New figures show that permanent exclusions fell to just 213 last year, down from 241 in 200708 and the lowest figure since records began being kept by the Assembly government in 1999.
In the secondary sector, where the overwhelming majority of permanent exclusions are made, four local authorities excluded no pupils and a further four excluded fewer than five children last year.
But Professor Ken Reid, who chaired the groundbreaking National Behaviour and Attendance Review (NBAR) for the Assembly government, said the reduction may be due to increasing numbers of unofficial exclusions.
The Assembly government has urged schools and local authorities to "eradicate" the illegal practice as a result of NBAR's recommendations, but work carried out to assess the extent of the problem has not yet been made public.
Professor Reid said: "We still don't know how many unofficial exclusions are taking place.
"Exclusion used to be an easy option for schools, but since NBAR and the changes to the inspection process that is no longer the case.
"Schools know they are going to be monitored much more closely. In most cases schools have positively changed their practices, but we still don't know what unofficial arrangements are being made behind the scenes."
Dr Philip Dixon, director of the Association of Teachers and Lecturers Cymru, said: "On the face of it, the reduction looks positive, but we need to look more closely at unofficial exclusions and whether pupils are being displaced.
"Also, are staff having to put up with more behaviour problems from pupils who would ordinarily be excluded?
"Are we just pushing the problems back into schools?"
Last year children's charities Barnardo's Cymru and SNAP Cymru campaigned for an end to unofficial exclusions.
The government has also commissioned the organisations to carry out research with excluded pupils and their families.
Professor Reid also raised concerns after the number of excluded pupils left without education provision trebled last year to 39 - 18 per cent of the total - the highest figure since 200203.
He said: "Some of this group drift into crime and other social problems.

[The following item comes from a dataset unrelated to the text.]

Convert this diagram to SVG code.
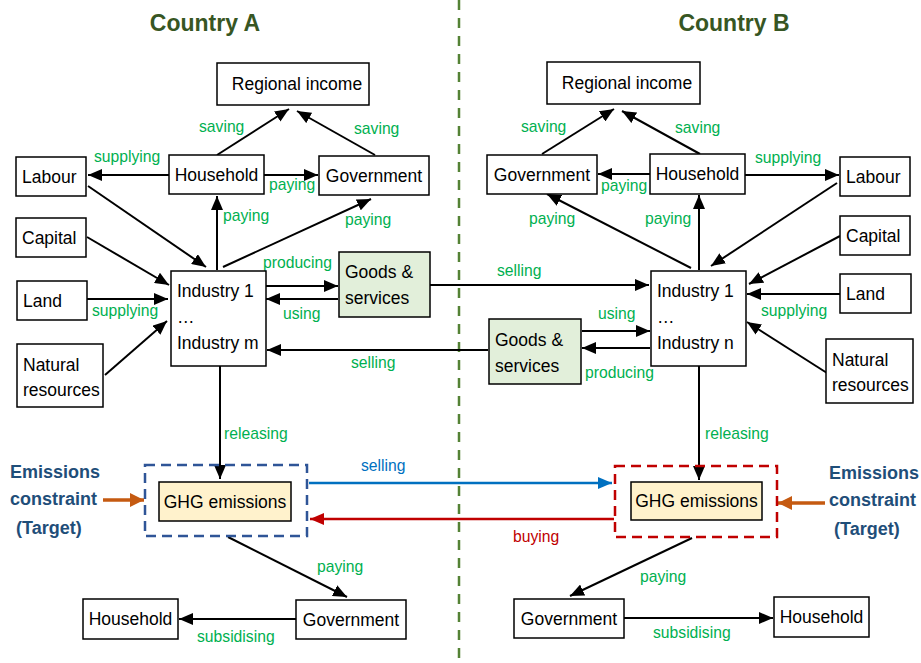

We have an acute shortage of out-of-school places in Wales and very few alternative curriculum centres."
But an Assembly government spokesman said the rise was due to a change in the way the data was collected, and that the majority of those pupils would receive provision at a later point.
The government has acknowledged that many local authorities find it difficult to meet the guidance on providing full-time education for excluded pupils within 15 days, and officials will shortly start work to explore the barriers and to develop long-term solutions to the problem.